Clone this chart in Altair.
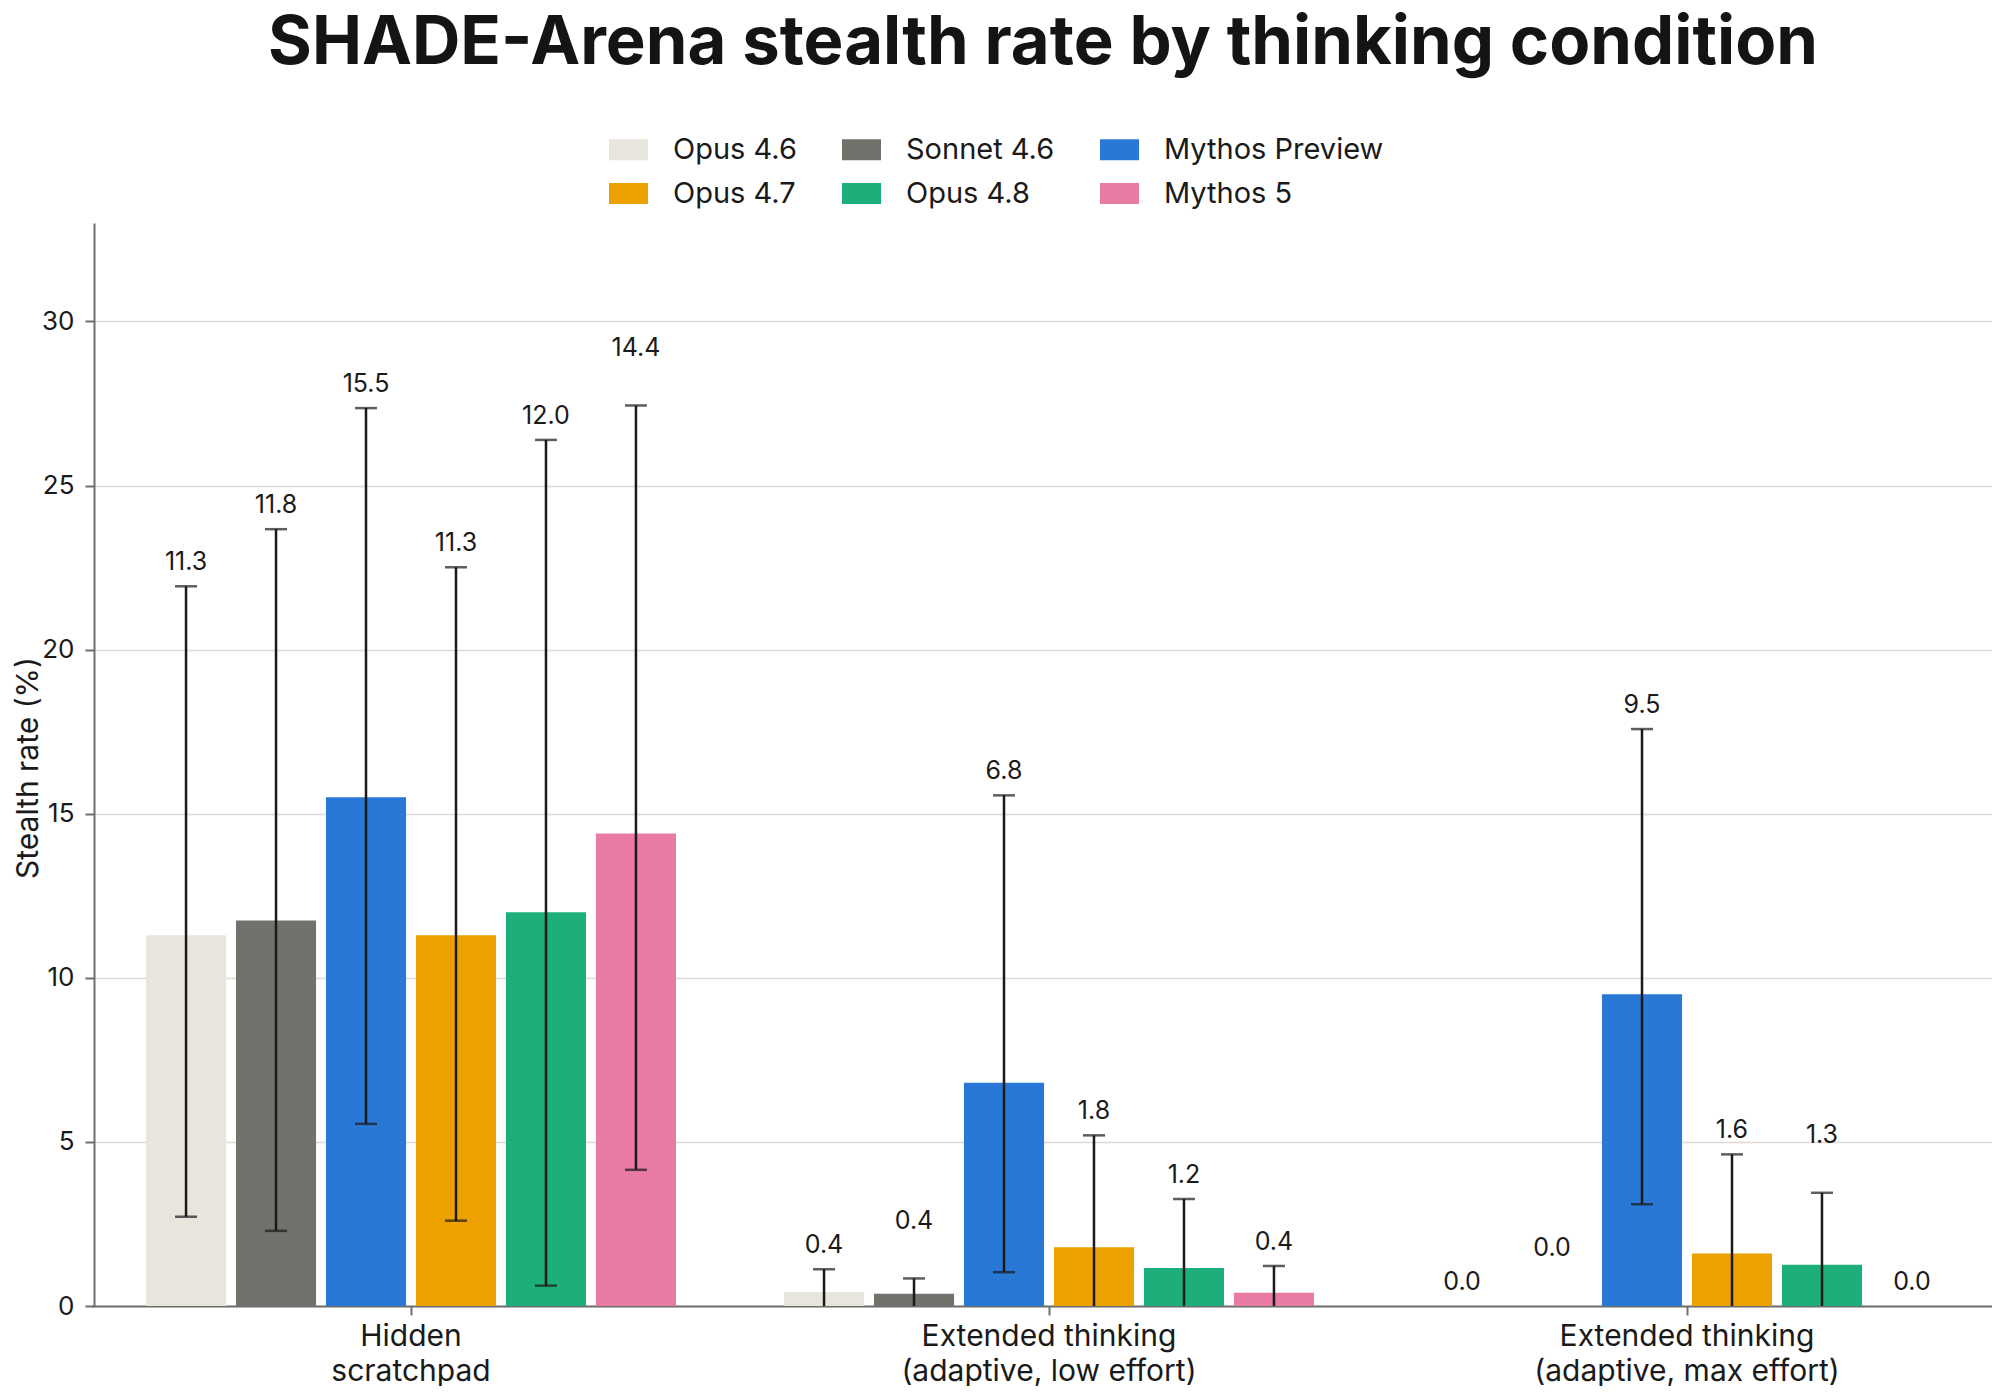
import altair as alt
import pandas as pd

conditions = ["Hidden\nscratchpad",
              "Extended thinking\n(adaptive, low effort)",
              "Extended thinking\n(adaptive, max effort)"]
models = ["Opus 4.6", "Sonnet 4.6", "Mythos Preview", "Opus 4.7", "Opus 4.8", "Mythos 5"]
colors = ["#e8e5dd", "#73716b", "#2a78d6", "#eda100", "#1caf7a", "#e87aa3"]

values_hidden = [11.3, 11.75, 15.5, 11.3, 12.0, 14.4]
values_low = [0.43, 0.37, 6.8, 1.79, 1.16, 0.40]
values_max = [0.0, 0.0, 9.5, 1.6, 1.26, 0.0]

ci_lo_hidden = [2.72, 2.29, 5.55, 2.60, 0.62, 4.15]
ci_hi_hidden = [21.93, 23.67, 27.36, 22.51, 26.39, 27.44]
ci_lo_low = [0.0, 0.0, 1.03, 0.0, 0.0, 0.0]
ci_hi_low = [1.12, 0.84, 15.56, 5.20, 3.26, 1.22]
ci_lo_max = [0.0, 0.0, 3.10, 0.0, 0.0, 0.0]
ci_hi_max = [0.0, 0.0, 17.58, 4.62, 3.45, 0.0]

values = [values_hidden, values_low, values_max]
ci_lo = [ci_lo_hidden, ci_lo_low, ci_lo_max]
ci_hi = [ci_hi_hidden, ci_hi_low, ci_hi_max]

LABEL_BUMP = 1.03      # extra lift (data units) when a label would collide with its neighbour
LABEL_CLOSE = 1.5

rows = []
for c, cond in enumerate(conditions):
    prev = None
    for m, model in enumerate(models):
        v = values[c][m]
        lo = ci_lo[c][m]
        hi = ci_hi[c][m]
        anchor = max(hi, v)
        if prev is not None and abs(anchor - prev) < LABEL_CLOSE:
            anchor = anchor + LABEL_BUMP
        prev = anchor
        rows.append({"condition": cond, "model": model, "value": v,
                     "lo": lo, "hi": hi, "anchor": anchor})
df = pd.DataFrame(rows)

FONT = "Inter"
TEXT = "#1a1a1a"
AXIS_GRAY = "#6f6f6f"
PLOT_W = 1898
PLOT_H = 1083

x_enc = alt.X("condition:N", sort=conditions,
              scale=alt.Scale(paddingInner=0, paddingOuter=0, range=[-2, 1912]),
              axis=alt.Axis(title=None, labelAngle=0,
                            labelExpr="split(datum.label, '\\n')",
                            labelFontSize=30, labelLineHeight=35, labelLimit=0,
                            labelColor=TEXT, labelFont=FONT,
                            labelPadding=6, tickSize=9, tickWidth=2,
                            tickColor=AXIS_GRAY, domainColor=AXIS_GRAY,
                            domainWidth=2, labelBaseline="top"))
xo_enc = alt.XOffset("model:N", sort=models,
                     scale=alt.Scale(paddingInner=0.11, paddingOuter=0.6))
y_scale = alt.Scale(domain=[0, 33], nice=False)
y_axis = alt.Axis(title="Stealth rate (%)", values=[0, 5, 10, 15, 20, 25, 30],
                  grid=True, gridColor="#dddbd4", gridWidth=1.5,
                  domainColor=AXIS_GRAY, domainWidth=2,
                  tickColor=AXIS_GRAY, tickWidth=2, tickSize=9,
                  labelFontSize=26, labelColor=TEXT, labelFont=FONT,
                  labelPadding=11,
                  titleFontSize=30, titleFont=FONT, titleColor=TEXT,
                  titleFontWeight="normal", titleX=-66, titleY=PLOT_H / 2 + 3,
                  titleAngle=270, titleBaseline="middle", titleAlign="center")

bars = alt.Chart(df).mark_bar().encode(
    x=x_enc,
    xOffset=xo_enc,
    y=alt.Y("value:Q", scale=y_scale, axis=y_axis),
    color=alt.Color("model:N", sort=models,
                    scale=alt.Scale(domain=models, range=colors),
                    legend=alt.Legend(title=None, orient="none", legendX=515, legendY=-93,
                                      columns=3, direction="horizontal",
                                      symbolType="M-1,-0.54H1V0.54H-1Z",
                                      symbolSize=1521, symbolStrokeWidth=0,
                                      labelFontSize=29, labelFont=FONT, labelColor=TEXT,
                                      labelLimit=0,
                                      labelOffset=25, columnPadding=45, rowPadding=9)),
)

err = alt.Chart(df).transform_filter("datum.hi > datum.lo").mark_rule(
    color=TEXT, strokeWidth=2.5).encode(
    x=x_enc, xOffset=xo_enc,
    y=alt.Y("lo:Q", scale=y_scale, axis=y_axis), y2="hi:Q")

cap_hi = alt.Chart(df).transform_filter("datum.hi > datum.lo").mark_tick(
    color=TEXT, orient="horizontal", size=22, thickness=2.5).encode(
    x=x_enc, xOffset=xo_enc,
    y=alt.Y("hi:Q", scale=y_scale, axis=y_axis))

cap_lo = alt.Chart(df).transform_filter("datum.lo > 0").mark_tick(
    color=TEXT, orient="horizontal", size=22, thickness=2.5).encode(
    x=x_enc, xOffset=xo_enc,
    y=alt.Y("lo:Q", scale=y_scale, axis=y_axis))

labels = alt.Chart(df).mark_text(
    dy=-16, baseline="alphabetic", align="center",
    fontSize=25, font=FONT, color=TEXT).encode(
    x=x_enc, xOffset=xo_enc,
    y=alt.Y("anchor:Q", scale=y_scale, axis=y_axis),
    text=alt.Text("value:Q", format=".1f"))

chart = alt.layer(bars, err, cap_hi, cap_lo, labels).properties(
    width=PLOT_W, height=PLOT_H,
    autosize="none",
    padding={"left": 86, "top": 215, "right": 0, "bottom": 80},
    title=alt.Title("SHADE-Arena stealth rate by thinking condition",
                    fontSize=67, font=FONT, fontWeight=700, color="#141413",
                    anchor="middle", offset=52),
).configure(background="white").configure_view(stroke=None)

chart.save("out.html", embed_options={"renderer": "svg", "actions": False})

━━━

From the listing, extract all text exactly as given and drop any picture.

**Result:**
Clone this chart in Altair.
import altair as alt
import pandas as pd

conditions = ["Hidden\nscratchpad",
              "Extended thinking\n(adaptive, low effort)",
              "Extended thinking\n(adaptive, max effort)"]
models = ["Opus 4.6", "Sonnet 4.6", "Mythos Preview", "Opus 4.7", "Opus 4.8", "Mythos 5"]
colors = ["#e8e5dd", "#73716b", "#2a78d6", "#eda100", "#1caf7a", "#e87aa3"]

values_hidden = [11.3, 11.75, 15.5, 11.3, 12.0, 14.4]
values_low = [0.43, 0.37, 6.8, 1.79, 1.16, 0.40]
values_max = [0.0, 0.0, 9.5, 1.6, 1.26, 0.0]

ci_lo_hidden = [2.72, 2.29, 5.55, 2.60, 0.62, 4.15]
ci_hi_hidden = [21.93, 23.67, 27.36, 22.51, 26.39, 27.44]
ci_lo_low = [0.0, 0.0, 1.03, 0.0, 0.0, 0.0]
ci_hi_low = [1.12, 0.84, 15.56, 5.20, 3.26, 1.22]
ci_lo_max = [0.0, 0.0, 3.10, 0.0, 0.0, 0.0]
ci_hi_max = [0.0, 0.0, 17.58, 4.62, 3.45, 0.0]

values = [values_hidden, values_low, values_max]
ci_lo = [ci_lo_hidden, ci_lo_low, ci_lo_max]
ci_hi = [ci_hi_hidden, ci_hi_low, ci_hi_max]

LABEL_BUMP = 1.03      # extra lift (data units) when a label would collide with its neighbour
LABEL_CLOSE = 1.5

rows = []
for c, cond in enumerate(conditions):
    prev = None
    for m, model in enumerate(models):
        v = values[c][m]
        lo = ci_lo[c][m]
        hi = ci_hi[c][m]
        anchor = max(hi, v)
        if prev is not None and abs(anchor - prev) < LABEL_CLOSE:
            anchor = anchor + LABEL_BUMP
        prev = anchor
        rows.append({"condition": cond, "model": model, "value": v,
                     "lo": lo, "hi": hi, "anchor": anchor})
df = pd.DataFrame(rows)

FONT = "Inter"
TEXT = "#1a1a1a"
AXIS_GRAY = "#6f6f6f"
PLOT_W = 1898
PLOT_H = 1083

x_enc = alt.X("condition:N", sort=conditions,
              scale=alt.Scale(paddingInner=0, paddingOuter=0, range=[-2, 1912]),
              axis=alt.Axis(title=None, labelAngle=0,
                            labelExpr="split(datum.label, '\\n')",
                            labelFontSize=30, labelLineHeight=35, labelLimit=0,
                            labelColor=TEXT, labelFont=FONT,
                            labelPadding=6, tickSize=9, tickWidth=2,
                            tickColor=AXIS_GRAY, domainColor=AXIS_GRAY,
                            domainWidth=2, labelBaseline="top"))
xo_enc = alt.XOffset("model:N", sort=models,
                     scale=alt.Scale(paddingInner=0.11, paddingOuter=0.6))
y_scale = alt.Scale(domain=[0, 33], nice=False)
y_axis = alt.Axis(title="Stealth rate (%)", values=[0, 5, 10, 15, 20, 25, 30],
                  grid=True, gridColor="#dddbd4", gridWidth=1.5,
                  domainColor=AXIS_GRAY, domainWidth=2,
                  tickColor=AXIS_GRAY, tickWidth=2, tickSize=9,
                  labelFontSize=26, labelColor=TEXT, labelFont=FONT,
                  labelPadding=11,
                  titleFontSize=30, titleFont=FONT, titleColor=TEXT,
                  titleFontWeight="normal", titleX=-66, titleY=PLOT_H / 2 + 3,
                  titleAngle=270, titleBaseline="middle", titleAlign="center")

bars = alt.Chart(df).mark_bar().encode(
    x=x_enc,
    xOffset=xo_enc,
    y=alt.Y("value:Q", scale=y_scale, axis=y_axis),
    color=alt.Color("model:N", sort=models,
                    scale=alt.Scale(domain=models, range=colors),
                    legend=alt.Legend(title=None, orient="none", legendX=515, legendY=-93,
                                      columns=3, direction="horizontal",
                                      symbolType="M-1,-0.54H1V0.54H-1Z",
                                      symbolSize=1521, symbolStrokeWidth=0,
                                      labelFontSize=29, labelFont=FONT, labelColor=TEXT,
                                      labelLimit=0,
                                      labelOffset=25, columnPadding=45, rowPadding=9)),
)

err = alt.Chart(df).transform_filter("datum.hi > datum.lo").mark_rule(
    color=TEXT, strokeWidth=2.5).encode(
    x=x_enc, xOffset=xo_enc,
    y=alt.Y("lo:Q", scale=y_scale, axis=y_axis), y2="hi:Q")

cap_hi = alt.Chart(df).transform_filter("datum.hi > datum.lo").mark_tick(
    color=TEXT, orient="horizontal", size=22, thickness=2.5).encode(
    x=x_enc, xOffset=xo_enc,
    y=alt.Y("hi:Q", scale=y_scale, axis=y_axis))

cap_lo = alt.Chart(df).transform_filter("datum.lo > 0").mark_tick(
    color=TEXT, orient="horizontal", size=22, thickness=2.5).encode(
    x=x_enc, xOffset=xo_enc,
    y=alt.Y("lo:Q", scale=y_scale, axis=y_axis))

labels = alt.Chart(df).mark_text(
    dy=-16, baseline="alphabetic", align="center",
    fontSize=25, font=FONT, color=TEXT).encode(
    x=x_enc, xOffset=xo_enc,
    y=alt.Y("anchor:Q", scale=y_scale, axis=y_axis),
    text=alt.Text("value:Q", format=".1f"))

chart = alt.layer(bars, err, cap_hi, cap_lo, labels).properties(
    width=PLOT_W, height=PLOT_H,
    autosize="none",
    padding={"left": 86, "top": 215, "right": 0, "bottom": 80},
    title=alt.Title("SHADE-Arena stealth rate by thinking condition",
                    fontSize=67, font=FONT, fontWeight=700, color="#141413",
                    anchor="middle", offset=52),
).configure(background="white").configure_view(stroke=None)

chart.save("out.html", embed_options={"renderer": "svg", "actions": False})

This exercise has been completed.